» EXERCISE TASK
Only the lines from the start of the data through the line with "const yMinorTicks = [-50, -30, -10, 10, 30, 50, 70];" belong in the copy. Restate them word for word, minus the pictures.

-=-=-

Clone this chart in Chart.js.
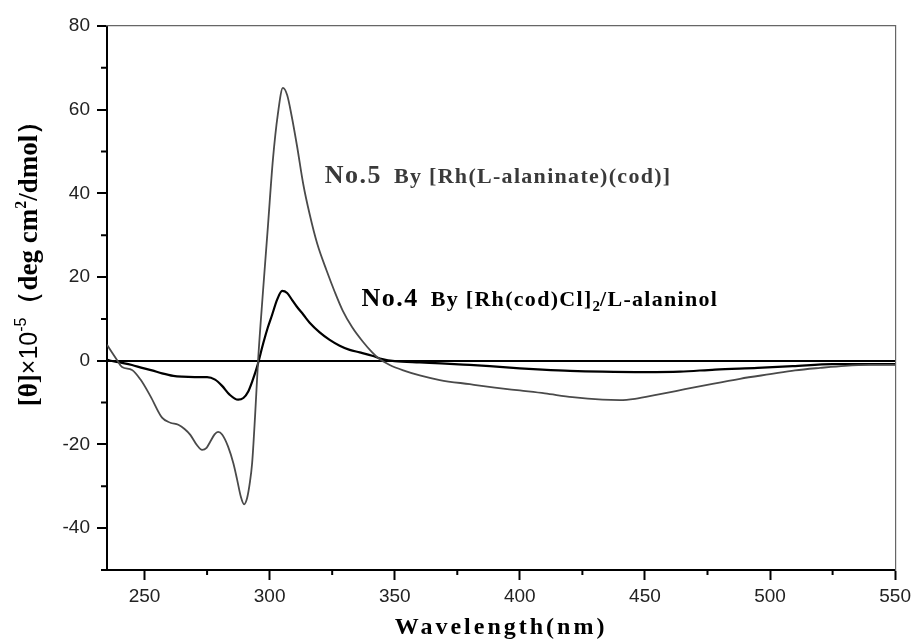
<!DOCTYPE html>
<html lang="en">
<head>
<meta charset="UTF-8">
<title>CD spectra</title>
<script src="https://cdn.jsdelivr.net/npm/chart.js"></script>
<style>
  html, body { margin: 0; padding: 0; background: #fff; }
  #wrap { width: 916px; height: 643px; position: relative; }
</style>
</head>
<body>
<div id="wrap"><canvas id="chartCanvas"></canvas></div>
<script>
// No.5 - By [Rh(L-alaninate)(cod)]  (grey curve)
const wavelength5 = [235, 237, 239, 241, 245, 248.4, 252.4, 257, 260.3, 263.5, 266, 268.3, 271, 273, 274.8, 276.3, 278, 279.4, 281, 283.4, 285.5, 287, 288.5, 289.8, 291, 292, 293, 294.2, 295.4, 297.3, 299.3, 301.3, 303.3, 305.3, 307, 308.8, 310.9, 313.5, 316, 319, 322.8, 326, 329.2, 333, 337.2, 341, 343.5, 348, 354, 360, 368, 380, 390, 400, 410, 421, 433, 440, 446, 455, 466, 477, 488, 500, 510, 520, 530, 540, 550];
const theta5 = [3.8, 2.0, 0.2, -1.5, -2.2, -4.5, -8.5, -13.6, -14.8, -15.3, -16.3, -17.7, -20.2, -21.3, -20.8, -19.3, -17.6, -17.0, -17.6, -20.5, -24.5, -28.4, -32.5, -34.3, -32.8, -29.5, -24.5, -13, 0.2, 16.2, 32, 48, 59, 65.2, 63.5, 58.5, 51.5, 42, 35, 28, 21.5, 16.5, 12, 8, 4.6, 2.0, 0.6, -1, -2.4, -3.5, -4.6, -5.6, -6.4, -7.1, -7.8, -8.7, -9.3, -9.4, -9.1, -8.1, -6.8, -5.5, -4.3, -3.2, -2.3, -1.7, -1.2, -1.0, -1.0];

// No.4 - By [Rh(cod)Cl]2/L-alaninol  (black curve)
const wavelength4 = [235, 236.5, 240, 245, 249, 253, 257, 261.5, 265, 270, 275, 278.2, 281, 284, 287.4, 289.5, 291.4, 293.3, 295, 297.5, 299.3, 301, 303, 305, 307, 309, 310.9, 313.5, 316, 320, 324, 328, 332, 336, 341, 345, 350, 360, 368.5, 380, 388, 400, 409, 420, 433, 450, 464, 478, 495, 509, 525, 535, 550];
const theta4 = [0.3, 0, -0.4, -1.0, -1.7, -2.3, -3.0, -3.6, -3.8, -3.9, -3.9, -4.5, -6.0, -8.1, -9.3, -8.9, -7.4, -4.5, -1.4, 4.3, 8.0, 11, 14.6, 16.7, 16.2, 14.5, 12.9, 11, 9.1, 6.8, 5.0, 3.6, 2.6, 2.0, 1.2, 0.4, -0.1, -0.4, -0.6, -1.0, -1.3, -1.8, -2.1, -2.4, -2.6, -2.7, -2.6, -2.1, -1.7, -1.3, -0.8, -0.8, -0.8];

const xTickValues = [250, 300, 350, 400, 450, 500, 550];
const xMinorTicks = [275, 325, 375, 425, 475, 525];
const yTickValues = [-40, -20, 0, 20, 40, 60, 80];
const yMinorTicks = [-50, -30, -10, 10, 30, 50, 70];

const xTitle = 'Wavelength(nm)';
const serif = "'Liberation Serif', 'Times New Roman', serif";
const sans = "'Liberation Sans', Arial, sans-serif";

// annotation text, anchored in data units
const notes = [
  { x: 322, y: 42.5, parts: [
    { t: 'No.5', size: 26, sp: 1.5, color: '#3a3a3a', gap: 12 },
    { t: 'By [Rh(L-alaninate)(cod)]', size: 22, sp: 1.3, color: '#3a3a3a' }
  ]},
  { x: 336.7, y: 13.1, parts: [
    { t: 'No.4', size: 26, sp: 1.5, color: '#000', gap: 12 },
    { t: 'By [Rh(cod)Cl]', size: 22, sp: 1.3, color: '#000' },
    { t: '2', size: 15, sp: 0, color: '#000', dy: 5 },
    { t: '/L-alaninol', size: 22, sp: 1.3, color: '#000' }
  ]}
];

const extras = {
  id: 'extras',
  afterDraw(chart) {
    const ctx = chart.ctx;
    const xs = chart.scales.x, ys = chart.scales.y;
    const area = chart.chartArea;
    ctx.save();
    ctx.strokeStyle = '#000';
    ctx.lineWidth = 2;
    // minor ticks
    ctx.beginPath();
    xMinorTicks.forEach(v => {
      const px = xs.getPixelForValue(v);
      ctx.moveTo(px, area.bottom);
      ctx.lineTo(px, area.bottom + 5);
    });
    yMinorTicks.forEach(v => {
      const py = ys.getPixelForValue(v);
      ctx.moveTo(area.left, py);
      ctx.lineTo(area.left - 6, py);
    });
    ctx.stroke();

    // x title
    ctx.fillStyle = '#000';
    ctx.font = 'bold 24px ' + serif;
    ctx.letterSpacing = '3px';
    ctx.textAlign = 'center';
    ctx.textBaseline = 'middle';
    ctx.fillText(xTitle, (area.left + area.right) / 2, 628);
    ctx.letterSpacing = '0px';

    // y title, rotated, with superscripts
    const ySegs = [
      { t: '[θ]', font: 'bold 27px ' + serif, dy: 0 },
      { t: '×10', font: '25px ' + sans, dy: 0 },
      { t: '-5', font: '16px ' + sans, dy: -11 },
      { t: '（deg cm', font: 'bold 27px ' + serif, dy: 0 },
      { t: '2', font: 'bold 16px ' + serif, dy: -11 },
      { t: '/dmol）', font: 'bold 27px ' + serif, dy: 0 }
    ];
    let total = 0;
    ySegs.forEach(s => { ctx.font = s.font; s.w = ctx.measureText(s.t).width; total += s.w; });
    ctx.translate(27, 257);
    ctx.rotate(-Math.PI / 2);
    ctx.textAlign = 'left';
    ctx.textBaseline = 'alphabetic';
    let cx = -total / 2;
    ySegs.forEach(s => {
      ctx.font = s.font;
      ctx.fillText(s.t, cx, 10 + s.dy);
      cx += s.w;
    });
    ctx.setTransform(1, 0, 0, 1, 0, 0);

    // annotations
    notes.forEach(n => {
      let px = xs.getPixelForValue(n.x);
      const py = ys.getPixelForValue(n.y);
      n.parts.forEach(p => {
        ctx.font = 'bold ' + p.size + 'px ' + serif;
        ctx.letterSpacing = p.sp + 'px';
        ctx.fillStyle = p.color;
        ctx.fillText(p.t, px, py + (p.dy || 0));
        px += ctx.measureText(p.t).width + (p.gap || 0);
      });
    });
    ctx.letterSpacing = '0px';
    ctx.restore();
  }
};

const ctx = document.getElementById('chartCanvas').getContext('2d');
new Chart(ctx, {
  type: 'line',
  data: {
    datasets: [{
      label: 'No.5',
      data: wavelength5.map((w, i) => ({ x: w, y: theta5[i] })),
      borderColor: '#4a4a4a',
      borderWidth: 1.8,
      pointRadius: 0,
      cubicInterpolationMode: 'monotone',
      fill: false
    }, {
      label: 'No.4',
      data: wavelength4.map((w, i) => ({ x: w, y: theta4[i] })),
      borderColor: '#000',
      borderWidth: 2.2,
      pointRadius: 0,
      cubicInterpolationMode: 'monotone',
      fill: false
    }]
  },
  options: {
    responsive: true,
    maintainAspectRatio: false,
    animation: false,
    layout: { padding: { top: 26, right: 18, left: 0, bottom: 0 } },
    plugins: { legend: { display: false }, tooltip: { enabled: false } },
    scales: {
      x: {
        type: 'linear', position: 'bottom', min: 235, max: 550,
        afterBuildTicks: s => { s.ticks = xTickValues.map(v => ({ value: v })); },
        afterFit: s => { s.height = 73; },
        ticks: { font: { family: sans, size: 19 }, color: '#222', padding: 5, maxRotation: 0 },
        grid: { drawOnChartArea: false, tickLength: 10, tickColor: '#000', tickWidth: 2 },
        border: { color: '#000', width: 2 }
      },
      y: {
        type: 'linear', position: 'left', min: -50, max: 80,
        afterBuildTicks: s => { s.ticks = yTickValues.map(v => ({ value: v })); },
        afterFit: s => { s.width = 107; },
        ticks: { font: { family: sans, size: 19 }, color: '#222', padding: 7 },
        grid: {
          color: c => (c.tick && c.tick.value === 0) ? '#000' : 'rgba(0,0,0,0)',
          lineWidth: 2, tickLength: 10, tickColor: '#000', tickWidth: 2
        },
        border: { color: '#000', width: 2 }
      },
      x2: {
        type: 'linear', position: 'top', min: 235, max: 550,
        afterFit: s => { s.height = 0; },
        ticks: { display: false },
        grid: { display: false, drawTicks: false },
        border: { color: '#666', width: 1.2 }
      },
      y2: {
        type: 'linear', position: 'right', min: -50, max: 80,
        afterFit: s => { s.width = 0; },
        ticks: { display: false },
        grid: { display: false, drawTicks: false },
        border: { color: '#666', width: 1.2 }
      }
    }
  },
  plugins: [extras]
});
</script>
</body>
</html>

-=-=-

» EXERCISE OUTPUT
Clone this chart in Chart.js.
<!DOCTYPE html>
<html lang="en">
<head>
<meta charset="UTF-8">
<title>CD spectra</title>
<script src="https://cdn.jsdelivr.net/npm/chart.js"></script>
<style>
  html, body { margin: 0; padding: 0; background: #fff; }
  #wrap { width: 916px; height: 643px; position: relative; }
</style>
</head>
<body>
<div id="wrap"><canvas id="chartCanvas"></canvas></div>
<script>
// No.5 - By [Rh(L-alaninate)(cod)]  (grey curve)
const wavelength5 = [235, 237, 239, 241, 245, 248.4, 252.4, 257, 260.3, 263.5, 266, 268.3, 271, 273, 274.8, 276.3, 278, 279.4, 281, 283.4, 285.5, 287, 288.5, 289.8, 291, 292, 293, 294.2, 295.4, 297.3, 299.3, 301.3, 303.3, 305.3, 307, 308.8, 310.9, 313.5, 316, 319, 322.8, 326, 329.2, 333, 337.2, 341, 343.5, 348, 354, 360, 368, 380, 390, 400, 410, 421, 433, 440, 446, 455, 466, 477, 488, 500, 510, 520, 530, 540, 550];
const theta5 = [3.8, 2.0, 0.2, -1.5, -2.2, -4.5, -8.5, -13.6, -14.8, -15.3, -16.3, -17.7, -20.2, -21.3, -20.8, -19.3, -17.6, -17.0, -17.6, -20.5, -24.5, -28.4, -32.5, -34.3, -32.8, -29.5, -24.5, -13, 0.2, 16.2, 32, 48, 59, 65.2, 63.5, 58.5, 51.5, 42, 35, 28, 21.5, 16.5, 12, 8, 4.6, 2.0, 0.6, -1, -2.4, -3.5, -4.6, -5.6, -6.4, -7.1, -7.8, -8.7, -9.3, -9.4, -9.1, -8.1, -6.8, -5.5, -4.3, -3.2, -2.3, -1.7, -1.2, -1.0, -1.0];

// No.4 - By [Rh(cod)Cl]2/L-alaninol  (black curve)
const wavelength4 = [235, 236.5, 240, 245, 249, 253, 257, 261.5, 265, 270, 275, 278.2, 281, 284, 287.4, 289.5, 291.4, 293.3, 295, 297.5, 299.3, 301, 303, 305, 307, 309, 310.9, 313.5, 316, 320, 324, 328, 332, 336, 341, 345, 350, 360, 368.5, 380, 388, 400, 409, 420, 433, 450, 464, 478, 495, 509, 525, 535, 550];
const theta4 = [0.3, 0, -0.4, -1.0, -1.7, -2.3, -3.0, -3.6, -3.8, -3.9, -3.9, -4.5, -6.0, -8.1, -9.3, -8.9, -7.4, -4.5, -1.4, 4.3, 8.0, 11, 14.6, 16.7, 16.2, 14.5, 12.9, 11, 9.1, 6.8, 5.0, 3.6, 2.6, 2.0, 1.2, 0.4, -0.1, -0.4, -0.6, -1.0, -1.3, -1.8, -2.1, -2.4, -2.6, -2.7, -2.6, -2.1, -1.7, -1.3, -0.8, -0.8, -0.8];

const xTickValues = [250, 300, 350, 400, 450, 500, 550];
const xMinorTicks = [275, 325, 375, 425, 475, 525];
const yTickValues = [-40, -20, 0, 20, 40, 60, 80];
const yMinorTicks = [-50, -30, -10, 10, 30, 50, 70];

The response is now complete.